◆ Rows from a dataset of charts and code ◆
+ + + +
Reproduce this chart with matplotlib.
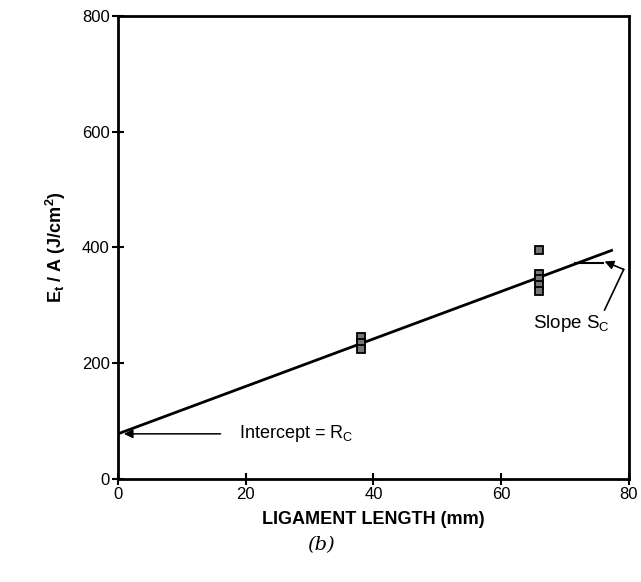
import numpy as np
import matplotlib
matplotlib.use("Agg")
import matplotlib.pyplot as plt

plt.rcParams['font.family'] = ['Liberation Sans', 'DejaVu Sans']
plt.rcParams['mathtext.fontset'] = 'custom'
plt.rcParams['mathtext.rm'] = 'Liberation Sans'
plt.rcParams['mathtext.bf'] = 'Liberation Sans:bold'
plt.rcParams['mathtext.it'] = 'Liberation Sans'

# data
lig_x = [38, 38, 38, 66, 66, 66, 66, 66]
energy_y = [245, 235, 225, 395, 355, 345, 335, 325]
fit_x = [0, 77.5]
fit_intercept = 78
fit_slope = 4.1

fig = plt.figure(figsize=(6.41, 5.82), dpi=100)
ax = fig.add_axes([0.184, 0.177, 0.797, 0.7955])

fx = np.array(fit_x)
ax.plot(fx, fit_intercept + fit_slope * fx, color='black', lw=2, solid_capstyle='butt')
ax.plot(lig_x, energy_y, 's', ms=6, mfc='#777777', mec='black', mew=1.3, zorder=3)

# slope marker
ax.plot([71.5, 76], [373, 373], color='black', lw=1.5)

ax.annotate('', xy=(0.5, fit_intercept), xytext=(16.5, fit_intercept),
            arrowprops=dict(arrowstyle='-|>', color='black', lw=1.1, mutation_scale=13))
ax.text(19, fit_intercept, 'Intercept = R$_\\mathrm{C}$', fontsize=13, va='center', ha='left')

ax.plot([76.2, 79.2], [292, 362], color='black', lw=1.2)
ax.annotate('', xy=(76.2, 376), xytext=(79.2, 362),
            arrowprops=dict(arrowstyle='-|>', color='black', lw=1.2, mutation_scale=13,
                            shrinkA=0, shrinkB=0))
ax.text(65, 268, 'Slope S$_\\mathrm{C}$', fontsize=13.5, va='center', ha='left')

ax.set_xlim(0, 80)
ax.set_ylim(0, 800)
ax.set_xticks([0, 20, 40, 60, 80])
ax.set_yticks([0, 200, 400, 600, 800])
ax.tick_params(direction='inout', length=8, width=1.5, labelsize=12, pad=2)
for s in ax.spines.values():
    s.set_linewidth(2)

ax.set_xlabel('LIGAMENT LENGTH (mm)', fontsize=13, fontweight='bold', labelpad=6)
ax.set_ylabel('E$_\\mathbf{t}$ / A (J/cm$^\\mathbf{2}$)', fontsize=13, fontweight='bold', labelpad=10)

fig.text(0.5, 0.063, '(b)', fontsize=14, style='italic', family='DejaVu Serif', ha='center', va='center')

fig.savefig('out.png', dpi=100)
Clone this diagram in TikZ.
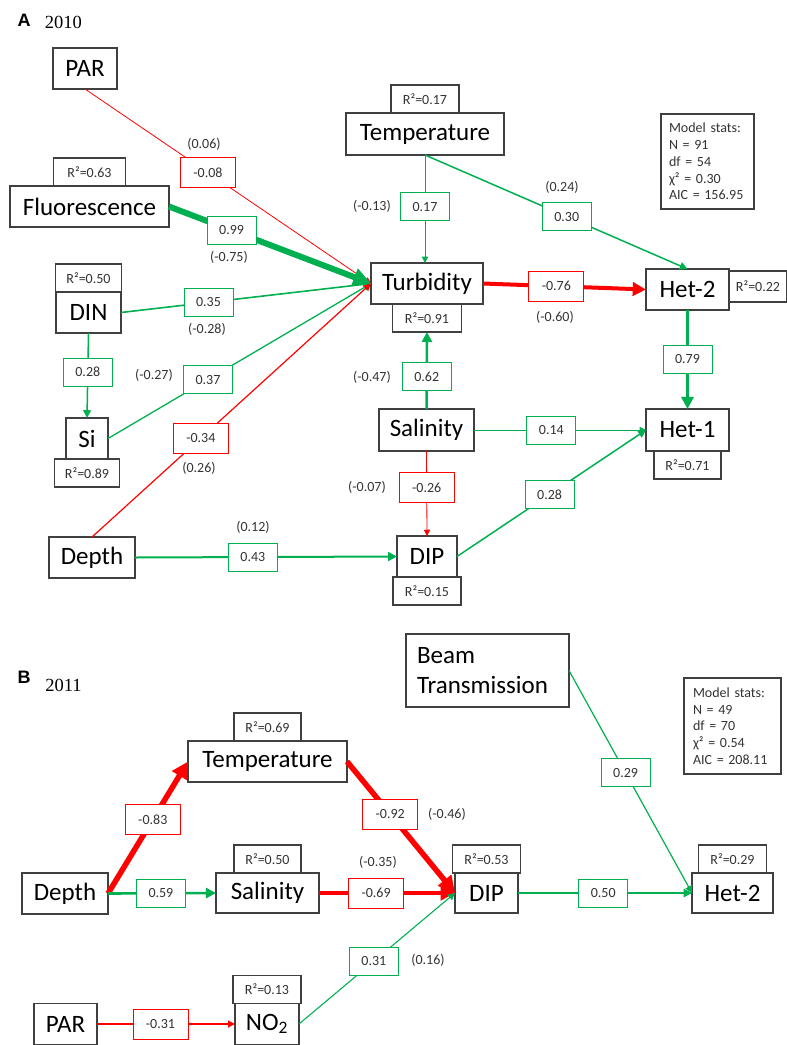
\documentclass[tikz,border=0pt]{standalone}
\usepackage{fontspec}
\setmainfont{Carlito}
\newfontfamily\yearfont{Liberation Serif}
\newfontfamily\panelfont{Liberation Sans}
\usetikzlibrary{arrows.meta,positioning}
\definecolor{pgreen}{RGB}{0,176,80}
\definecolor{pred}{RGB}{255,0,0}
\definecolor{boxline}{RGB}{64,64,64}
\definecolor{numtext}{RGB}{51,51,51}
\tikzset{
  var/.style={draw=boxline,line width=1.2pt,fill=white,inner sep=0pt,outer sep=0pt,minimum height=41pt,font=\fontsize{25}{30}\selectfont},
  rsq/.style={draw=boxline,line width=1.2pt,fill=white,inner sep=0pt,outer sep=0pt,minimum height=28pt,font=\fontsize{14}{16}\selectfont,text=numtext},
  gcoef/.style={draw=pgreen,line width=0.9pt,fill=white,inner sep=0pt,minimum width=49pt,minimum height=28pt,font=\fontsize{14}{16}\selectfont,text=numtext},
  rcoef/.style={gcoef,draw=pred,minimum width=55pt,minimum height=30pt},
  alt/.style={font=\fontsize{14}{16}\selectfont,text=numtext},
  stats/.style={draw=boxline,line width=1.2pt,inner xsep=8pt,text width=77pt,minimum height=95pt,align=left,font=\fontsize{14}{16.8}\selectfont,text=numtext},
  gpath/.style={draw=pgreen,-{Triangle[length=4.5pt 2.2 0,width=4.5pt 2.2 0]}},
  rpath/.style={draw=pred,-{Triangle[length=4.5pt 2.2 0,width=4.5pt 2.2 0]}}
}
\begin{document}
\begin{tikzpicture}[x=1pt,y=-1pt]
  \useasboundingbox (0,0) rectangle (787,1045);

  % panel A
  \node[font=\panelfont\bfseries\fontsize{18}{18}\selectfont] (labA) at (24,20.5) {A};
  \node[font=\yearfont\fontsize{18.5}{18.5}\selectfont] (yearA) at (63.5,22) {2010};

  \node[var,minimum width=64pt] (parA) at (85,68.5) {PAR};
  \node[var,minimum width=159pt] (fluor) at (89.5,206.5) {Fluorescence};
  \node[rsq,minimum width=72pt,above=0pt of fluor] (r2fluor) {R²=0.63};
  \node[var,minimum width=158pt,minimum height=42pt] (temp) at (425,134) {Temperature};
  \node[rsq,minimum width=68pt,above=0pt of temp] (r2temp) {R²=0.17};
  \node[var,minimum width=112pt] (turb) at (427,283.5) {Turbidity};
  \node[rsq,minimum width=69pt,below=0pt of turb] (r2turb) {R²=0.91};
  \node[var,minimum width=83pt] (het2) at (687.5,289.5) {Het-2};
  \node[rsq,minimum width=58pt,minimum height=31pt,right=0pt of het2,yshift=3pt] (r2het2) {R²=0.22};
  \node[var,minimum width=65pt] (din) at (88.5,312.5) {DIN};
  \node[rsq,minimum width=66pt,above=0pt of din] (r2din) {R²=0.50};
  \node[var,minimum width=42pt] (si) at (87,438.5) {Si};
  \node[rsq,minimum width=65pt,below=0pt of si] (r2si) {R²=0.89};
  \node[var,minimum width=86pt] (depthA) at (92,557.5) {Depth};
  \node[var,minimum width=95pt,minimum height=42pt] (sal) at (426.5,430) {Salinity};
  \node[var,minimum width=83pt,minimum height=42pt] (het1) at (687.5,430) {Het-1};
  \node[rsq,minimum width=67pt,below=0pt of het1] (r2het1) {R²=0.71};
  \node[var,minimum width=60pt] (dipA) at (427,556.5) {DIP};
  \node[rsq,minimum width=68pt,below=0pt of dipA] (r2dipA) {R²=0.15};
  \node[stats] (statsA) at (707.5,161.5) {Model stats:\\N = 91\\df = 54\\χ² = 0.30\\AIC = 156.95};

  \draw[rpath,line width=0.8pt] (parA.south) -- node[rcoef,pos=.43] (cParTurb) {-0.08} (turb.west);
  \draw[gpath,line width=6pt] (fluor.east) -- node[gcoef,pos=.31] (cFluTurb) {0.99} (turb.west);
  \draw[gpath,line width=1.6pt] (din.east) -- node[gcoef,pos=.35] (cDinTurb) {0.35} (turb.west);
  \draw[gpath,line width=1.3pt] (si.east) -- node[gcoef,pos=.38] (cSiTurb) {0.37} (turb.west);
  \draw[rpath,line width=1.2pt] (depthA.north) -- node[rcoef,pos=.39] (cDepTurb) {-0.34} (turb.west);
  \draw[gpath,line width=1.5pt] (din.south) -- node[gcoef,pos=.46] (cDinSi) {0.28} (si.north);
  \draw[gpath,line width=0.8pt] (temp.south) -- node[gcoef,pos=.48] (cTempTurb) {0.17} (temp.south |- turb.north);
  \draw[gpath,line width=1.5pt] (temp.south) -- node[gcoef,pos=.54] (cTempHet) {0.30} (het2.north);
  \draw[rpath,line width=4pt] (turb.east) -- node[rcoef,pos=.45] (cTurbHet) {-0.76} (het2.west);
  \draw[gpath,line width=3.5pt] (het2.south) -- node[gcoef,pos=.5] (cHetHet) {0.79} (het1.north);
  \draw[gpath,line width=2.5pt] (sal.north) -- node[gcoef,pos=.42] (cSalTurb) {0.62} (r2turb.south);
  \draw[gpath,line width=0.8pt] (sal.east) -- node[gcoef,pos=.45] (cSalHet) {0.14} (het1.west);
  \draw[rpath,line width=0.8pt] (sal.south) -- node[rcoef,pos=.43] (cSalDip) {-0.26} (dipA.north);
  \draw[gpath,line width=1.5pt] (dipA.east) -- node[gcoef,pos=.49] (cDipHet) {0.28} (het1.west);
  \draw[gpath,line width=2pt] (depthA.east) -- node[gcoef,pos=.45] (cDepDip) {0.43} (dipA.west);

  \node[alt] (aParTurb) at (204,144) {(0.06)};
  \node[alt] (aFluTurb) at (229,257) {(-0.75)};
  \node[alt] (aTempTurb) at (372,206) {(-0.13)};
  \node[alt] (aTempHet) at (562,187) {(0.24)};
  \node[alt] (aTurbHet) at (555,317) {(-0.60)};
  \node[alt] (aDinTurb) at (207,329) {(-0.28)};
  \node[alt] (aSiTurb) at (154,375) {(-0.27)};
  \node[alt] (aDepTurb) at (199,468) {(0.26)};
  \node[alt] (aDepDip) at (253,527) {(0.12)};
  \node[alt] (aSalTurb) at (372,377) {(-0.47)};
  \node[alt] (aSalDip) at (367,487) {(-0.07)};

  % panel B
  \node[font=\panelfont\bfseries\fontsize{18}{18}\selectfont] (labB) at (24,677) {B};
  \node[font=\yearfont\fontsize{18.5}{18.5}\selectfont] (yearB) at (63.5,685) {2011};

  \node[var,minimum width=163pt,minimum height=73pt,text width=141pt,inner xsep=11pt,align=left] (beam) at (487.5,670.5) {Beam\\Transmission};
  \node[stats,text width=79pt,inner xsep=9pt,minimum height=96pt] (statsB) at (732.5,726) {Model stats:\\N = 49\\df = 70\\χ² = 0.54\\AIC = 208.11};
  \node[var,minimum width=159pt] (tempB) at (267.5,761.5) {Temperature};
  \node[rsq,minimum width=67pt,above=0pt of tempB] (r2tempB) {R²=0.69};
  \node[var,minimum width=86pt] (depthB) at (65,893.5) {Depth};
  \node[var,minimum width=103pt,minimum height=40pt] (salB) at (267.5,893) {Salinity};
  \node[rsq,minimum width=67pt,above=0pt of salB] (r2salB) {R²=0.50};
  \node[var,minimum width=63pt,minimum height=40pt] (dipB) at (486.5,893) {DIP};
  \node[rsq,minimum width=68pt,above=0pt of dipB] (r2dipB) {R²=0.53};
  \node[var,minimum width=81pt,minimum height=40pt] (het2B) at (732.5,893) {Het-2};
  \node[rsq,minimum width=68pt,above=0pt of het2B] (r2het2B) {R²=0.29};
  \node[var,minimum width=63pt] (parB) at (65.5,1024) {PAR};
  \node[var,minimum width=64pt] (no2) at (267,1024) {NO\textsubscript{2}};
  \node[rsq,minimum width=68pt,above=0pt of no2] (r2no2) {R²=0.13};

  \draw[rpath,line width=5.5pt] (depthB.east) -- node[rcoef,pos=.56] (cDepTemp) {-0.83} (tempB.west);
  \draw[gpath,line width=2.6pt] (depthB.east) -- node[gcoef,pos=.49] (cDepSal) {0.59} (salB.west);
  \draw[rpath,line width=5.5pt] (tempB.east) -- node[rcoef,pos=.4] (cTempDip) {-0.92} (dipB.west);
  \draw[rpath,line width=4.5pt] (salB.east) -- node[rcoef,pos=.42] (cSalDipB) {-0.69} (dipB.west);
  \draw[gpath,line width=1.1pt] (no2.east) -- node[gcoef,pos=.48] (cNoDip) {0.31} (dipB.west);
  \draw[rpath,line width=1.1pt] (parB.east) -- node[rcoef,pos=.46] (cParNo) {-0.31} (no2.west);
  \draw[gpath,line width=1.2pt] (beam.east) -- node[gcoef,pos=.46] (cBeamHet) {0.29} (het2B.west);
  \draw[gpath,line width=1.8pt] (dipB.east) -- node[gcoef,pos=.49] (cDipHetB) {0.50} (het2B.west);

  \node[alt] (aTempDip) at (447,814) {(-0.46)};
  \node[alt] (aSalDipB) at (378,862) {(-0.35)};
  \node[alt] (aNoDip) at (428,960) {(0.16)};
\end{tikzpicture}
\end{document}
+ + + +
◆ YOUR OBJECTIVE ◆
Above are the records. Copy only the lines from the one with "Clone this diagram in TikZ." through the one with "(yearA) at (63.5,22)", exactly, with no pictures.

◆ COMPLETED TASK ◆
Clone this diagram in TikZ.
\documentclass[tikz,border=0pt]{standalone}
\usepackage{fontspec}
\setmainfont{Carlito}
\newfontfamily\yearfont{Liberation Serif}
\newfontfamily\panelfont{Liberation Sans}
\usetikzlibrary{arrows.meta,positioning}
\definecolor{pgreen}{RGB}{0,176,80}
\definecolor{pred}{RGB}{255,0,0}
\definecolor{boxline}{RGB}{64,64,64}
\definecolor{numtext}{RGB}{51,51,51}
\tikzset{
  var/.style={draw=boxline,line width=1.2pt,fill=white,inner sep=0pt,outer sep=0pt,minimum height=41pt,font=\fontsize{25}{30}\selectfont},
  rsq/.style={draw=boxline,line width=1.2pt,fill=white,inner sep=0pt,outer sep=0pt,minimum height=28pt,font=\fontsize{14}{16}\selectfont,text=numtext},
  gcoef/.style={draw=pgreen,line width=0.9pt,fill=white,inner sep=0pt,minimum width=49pt,minimum height=28pt,font=\fontsize{14}{16}\selectfont,text=numtext},
  rcoef/.style={gcoef,draw=pred,minimum width=55pt,minimum height=30pt},
  alt/.style={font=\fontsize{14}{16}\selectfont,text=numtext},
  stats/.style={draw=boxline,line width=1.2pt,inner xsep=8pt,text width=77pt,minimum height=95pt,align=left,font=\fontsize{14}{16.8}\selectfont,text=numtext},
  gpath/.style={draw=pgreen,-{Triangle[length=4.5pt 2.2 0,width=4.5pt 2.2 0]}},
  rpath/.style={draw=pred,-{Triangle[length=4.5pt 2.2 0,width=4.5pt 2.2 0]}}
}
\begin{document}
\begin{tikzpicture}[x=1pt,y=-1pt]
  \useasboundingbox (0,0) rectangle (787,1045);

  % panel A
  \node[font=\panelfont\bfseries\fontsize{18}{18}\selectfont] (labA) at (24,20.5) {A};
  \node[font=\yearfont\fontsize{18.5}{18.5}\selectfont] (yearA) at (63.5,22) {2010};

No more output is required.